Task statement - Output each entry verbatim and exclude every picture from it.

Raw records -
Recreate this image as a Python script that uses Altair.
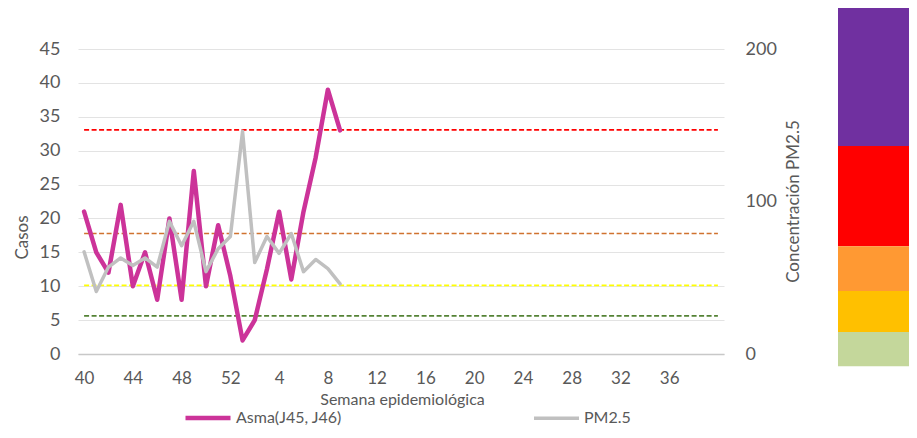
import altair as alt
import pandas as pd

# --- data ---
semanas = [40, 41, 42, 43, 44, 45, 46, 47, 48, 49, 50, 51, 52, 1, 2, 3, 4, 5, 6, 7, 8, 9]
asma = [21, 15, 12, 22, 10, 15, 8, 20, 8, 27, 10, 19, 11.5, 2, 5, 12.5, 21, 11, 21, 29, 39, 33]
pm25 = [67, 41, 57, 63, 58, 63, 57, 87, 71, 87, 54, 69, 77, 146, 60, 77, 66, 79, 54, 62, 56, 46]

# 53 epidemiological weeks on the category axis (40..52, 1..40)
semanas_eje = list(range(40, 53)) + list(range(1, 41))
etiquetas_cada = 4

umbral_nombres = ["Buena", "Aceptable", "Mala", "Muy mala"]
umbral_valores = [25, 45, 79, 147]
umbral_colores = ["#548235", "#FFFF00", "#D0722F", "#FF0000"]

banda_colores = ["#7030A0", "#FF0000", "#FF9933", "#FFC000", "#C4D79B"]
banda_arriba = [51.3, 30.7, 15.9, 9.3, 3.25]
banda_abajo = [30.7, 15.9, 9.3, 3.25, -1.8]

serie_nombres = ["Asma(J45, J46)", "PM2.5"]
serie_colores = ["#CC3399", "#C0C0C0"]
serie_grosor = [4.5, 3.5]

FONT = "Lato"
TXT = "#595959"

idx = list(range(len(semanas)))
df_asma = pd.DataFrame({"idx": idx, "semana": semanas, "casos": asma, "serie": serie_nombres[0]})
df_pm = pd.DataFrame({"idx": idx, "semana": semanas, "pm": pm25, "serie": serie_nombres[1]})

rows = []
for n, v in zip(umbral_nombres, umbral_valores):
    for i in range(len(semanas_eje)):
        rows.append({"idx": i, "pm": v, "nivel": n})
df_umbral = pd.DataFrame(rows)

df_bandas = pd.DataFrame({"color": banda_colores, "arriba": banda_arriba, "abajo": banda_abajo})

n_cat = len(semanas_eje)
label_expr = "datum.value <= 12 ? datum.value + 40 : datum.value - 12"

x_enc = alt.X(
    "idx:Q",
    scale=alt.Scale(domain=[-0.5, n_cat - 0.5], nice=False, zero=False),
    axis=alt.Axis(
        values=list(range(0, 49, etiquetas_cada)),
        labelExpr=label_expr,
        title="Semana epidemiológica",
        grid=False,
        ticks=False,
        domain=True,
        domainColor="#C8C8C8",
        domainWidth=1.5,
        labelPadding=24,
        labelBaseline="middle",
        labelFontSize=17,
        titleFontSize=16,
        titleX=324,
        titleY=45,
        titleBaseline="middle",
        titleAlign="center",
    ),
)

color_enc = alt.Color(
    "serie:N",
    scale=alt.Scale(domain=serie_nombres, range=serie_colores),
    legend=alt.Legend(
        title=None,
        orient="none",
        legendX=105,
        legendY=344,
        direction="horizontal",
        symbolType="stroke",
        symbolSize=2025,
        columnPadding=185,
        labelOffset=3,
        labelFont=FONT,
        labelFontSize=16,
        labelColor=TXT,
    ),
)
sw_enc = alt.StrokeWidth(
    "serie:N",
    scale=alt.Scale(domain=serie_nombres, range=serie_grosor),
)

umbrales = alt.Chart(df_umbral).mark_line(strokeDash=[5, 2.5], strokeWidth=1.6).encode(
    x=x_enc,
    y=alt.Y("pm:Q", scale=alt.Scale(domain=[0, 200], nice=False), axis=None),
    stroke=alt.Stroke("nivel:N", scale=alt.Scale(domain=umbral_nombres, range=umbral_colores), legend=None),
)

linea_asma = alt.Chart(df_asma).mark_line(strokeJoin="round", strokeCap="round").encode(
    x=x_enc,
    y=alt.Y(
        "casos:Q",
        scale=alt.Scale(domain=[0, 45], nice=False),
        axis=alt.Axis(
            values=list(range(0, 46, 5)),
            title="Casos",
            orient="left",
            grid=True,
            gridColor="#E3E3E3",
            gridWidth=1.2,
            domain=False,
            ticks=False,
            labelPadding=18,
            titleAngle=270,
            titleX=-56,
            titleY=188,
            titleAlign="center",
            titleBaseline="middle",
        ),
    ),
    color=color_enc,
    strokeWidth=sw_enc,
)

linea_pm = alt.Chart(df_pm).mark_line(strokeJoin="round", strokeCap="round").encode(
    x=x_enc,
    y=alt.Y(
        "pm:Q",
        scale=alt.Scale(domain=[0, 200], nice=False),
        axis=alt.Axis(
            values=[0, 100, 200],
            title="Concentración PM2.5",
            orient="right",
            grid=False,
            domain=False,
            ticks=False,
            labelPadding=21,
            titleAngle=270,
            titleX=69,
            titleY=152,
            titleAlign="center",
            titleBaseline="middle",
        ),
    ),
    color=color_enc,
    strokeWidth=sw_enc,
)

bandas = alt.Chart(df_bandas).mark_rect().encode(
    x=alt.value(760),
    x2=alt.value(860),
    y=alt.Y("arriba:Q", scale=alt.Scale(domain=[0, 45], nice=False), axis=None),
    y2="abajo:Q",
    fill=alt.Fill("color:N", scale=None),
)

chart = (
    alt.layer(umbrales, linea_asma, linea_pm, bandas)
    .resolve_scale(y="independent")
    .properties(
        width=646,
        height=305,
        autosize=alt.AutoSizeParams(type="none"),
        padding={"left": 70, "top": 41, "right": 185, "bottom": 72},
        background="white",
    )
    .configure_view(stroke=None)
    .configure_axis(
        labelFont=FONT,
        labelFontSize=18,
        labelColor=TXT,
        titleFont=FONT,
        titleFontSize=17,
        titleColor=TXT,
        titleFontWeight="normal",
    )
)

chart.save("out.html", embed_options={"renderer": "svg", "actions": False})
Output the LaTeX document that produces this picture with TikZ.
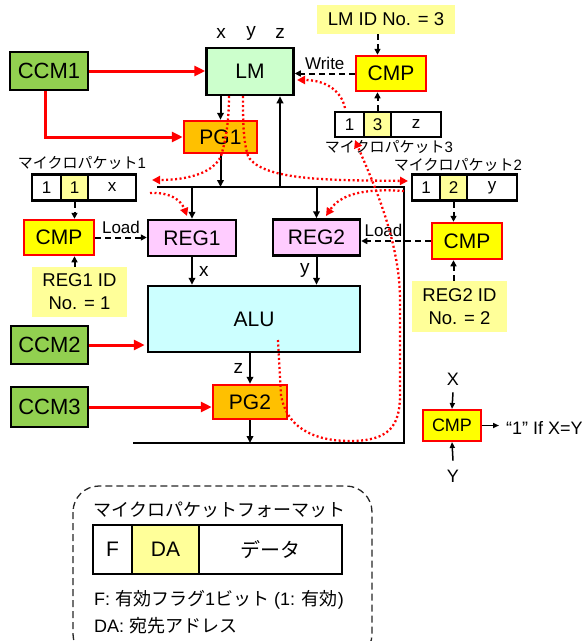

Output of the task -
Recreate this image as a Python script that uses Altair.
import altair as alt
import pandas as pd

# --- data ---
semanas = [40, 41, 42, 43, 44, 45, 46, 47, 48, 49, 50, 51, 52, 1, 2, 3, 4, 5, 6, 7, 8, 9]
asma = [21, 15, 12, 22, 10, 15, 8, 20, 8, 27, 10, 19, 11.5, 2, 5, 12.5, 21, 11, 21, 29, 39, 33]
pm25 = [67, 41, 57, 63, 58, 63, 57, 87, 71, 87, 54, 69, 77, 146, 60, 77, 66, 79, 54, 62, 56, 46]

# 53 epidemiological weeks on the category axis (40..52, 1..40)
semanas_eje = list(range(40, 53)) + list(range(1, 41))
etiquetas_cada = 4

umbral_nombres = ["Buena", "Aceptable", "Mala", "Muy mala"]
umbral_valores = [25, 45, 79, 147]
umbral_colores = ["#548235", "#FFFF00", "#D0722F", "#FF0000"]

banda_colores = ["#7030A0", "#FF0000", "#FF9933", "#FFC000", "#C4D79B"]
banda_arriba = [51.3, 30.7, 15.9, 9.3, 3.25]
banda_abajo = [30.7, 15.9, 9.3, 3.25, -1.8]

serie_nombres = ["Asma(J45, J46)", "PM2.5"]
serie_colores = ["#CC3399", "#C0C0C0"]
serie_grosor = [4.5, 3.5]

FONT = "Lato"
TXT = "#595959"

idx = list(range(len(semanas)))
df_asma = pd.DataFrame({"idx": idx, "semana": semanas, "casos": asma, "serie": serie_nombres[0]})
df_pm = pd.DataFrame({"idx": idx, "semana": semanas, "pm": pm25, "serie": serie_nombres[1]})

rows = []
for n, v in zip(umbral_nombres, umbral_valores):
    for i in range(len(semanas_eje)):
        rows.append({"idx": i, "pm": v, "nivel": n})
df_umbral = pd.DataFrame(rows)

df_bandas = pd.DataFrame({"color": banda_colores, "arriba": banda_arriba, "abajo": banda_abajo})

n_cat = len(semanas_eje)
label_expr = "datum.value <= 12 ? datum.value + 40 : datum.value - 12"

x_enc = alt.X(
    "idx:Q",
    scale=alt.Scale(domain=[-0.5, n_cat - 0.5], nice=False, zero=False),
    axis=alt.Axis(
        values=list(range(0, 49, etiquetas_cada)),
        labelExpr=label_expr,
        title="Semana epidemiológica",
        grid=False,
        ticks=False,
        domain=True,
        domainColor="#C8C8C8",
        domainWidth=1.5,
        labelPadding=24,
        labelBaseline="middle",
        labelFontSize=17,
        titleFontSize=16,
        titleX=324,
        titleY=45,
        titleBaseline="middle",
        titleAlign="center",
    ),
)

color_enc = alt.Color(
    "serie:N",
    scale=alt.Scale(domain=serie_nombres, range=serie_colores),
    legend=alt.Legend(
        title=None,
        orient="none",
        legendX=105,
        legendY=344,
        direction="horizontal",
        symbolType="stroke",
        symbolSize=2025,
        columnPadding=185,
        labelOffset=3,
        labelFont=FONT,
        labelFontSize=16,
        labelColor=TXT,
    ),
)
sw_enc = alt.StrokeWidth(
    "serie:N",
    scale=alt.Scale(domain=serie_nombres, range=serie_grosor),
)

umbrales = alt.Chart(df_umbral).mark_line(strokeDash=[5, 2.5], strokeWidth=1.6).encode(
    x=x_enc,
    y=alt.Y("pm:Q", scale=alt.Scale(domain=[0, 200], nice=False), axis=None),
    stroke=alt.Stroke("nivel:N", scale=alt.Scale(domain=umbral_nombres, range=umbral_colores), legend=None),
)

linea_asma = alt.Chart(df_asma).mark_line(strokeJoin="round", strokeCap="round").encode(
    x=x_enc,
    y=alt.Y(
        "casos:Q",
        scale=alt.Scale(domain=[0, 45], nice=False),
        axis=alt.Axis(
            values=list(range(0, 46, 5)),
            title="Casos",
            orient="left",
            grid=True,
            gridColor="#E3E3E3",
            gridWidth=1.2,
            domain=False,
            ticks=False,
            labelPadding=18,
            titleAngle=270,
            titleX=-56,
            titleY=188,
            titleAlign="center",
            titleBaseline="middle",
        ),
    ),
    color=color_enc,
    strokeWidth=sw_enc,
)

linea_pm = alt.Chart(df_pm).mark_line(strokeJoin="round", strokeCap="round").encode(
    x=x_enc,
    y=alt.Y(
        "pm:Q",
        scale=alt.Scale(domain=[0, 200], nice=False),
        axis=alt.Axis(
            values=[0, 100, 200],
            title="Concentración PM2.5",
            orient="right",
            grid=False,
            domain=False,
            ticks=False,
            labelPadding=21,
            titleAngle=270,
            titleX=69,
            titleY=152,
            titleAlign="center",
            titleBaseline="middle",
        ),
    ),
    color=color_enc,
    strokeWidth=sw_enc,
)

bandas = alt.Chart(df_bandas).mark_rect().encode(
    x=alt.value(760),
    x2=alt.value(860),
    y=alt.Y("arriba:Q", scale=alt.Scale(domain=[0, 45], nice=False), axis=None),
    y2="abajo:Q",
    fill=alt.Fill("color:N", scale=None),
)

chart = (
    alt.layer(umbrales, linea_asma, linea_pm, bandas)
    .resolve_scale(y="independent")
    .properties(
        width=646,
        height=305,
        autosize=alt.AutoSizeParams(type="none"),
        padding={"left": 70, "top": 41, "right": 185, "bottom": 72},
        background="white",
    )
    .configure_view(stroke=None)
    .configure_axis(
        labelFont=FONT,
        labelFontSize=18,
        labelColor=TXT,
        titleFont=FONT,
        titleFontSize=17,
        titleColor=TXT,
        titleFontWeight="normal",
    )
)

chart.save("out.html", embed_options={"renderer": "svg", "actions": False})
Output the LaTeX document that produces this picture with TikZ.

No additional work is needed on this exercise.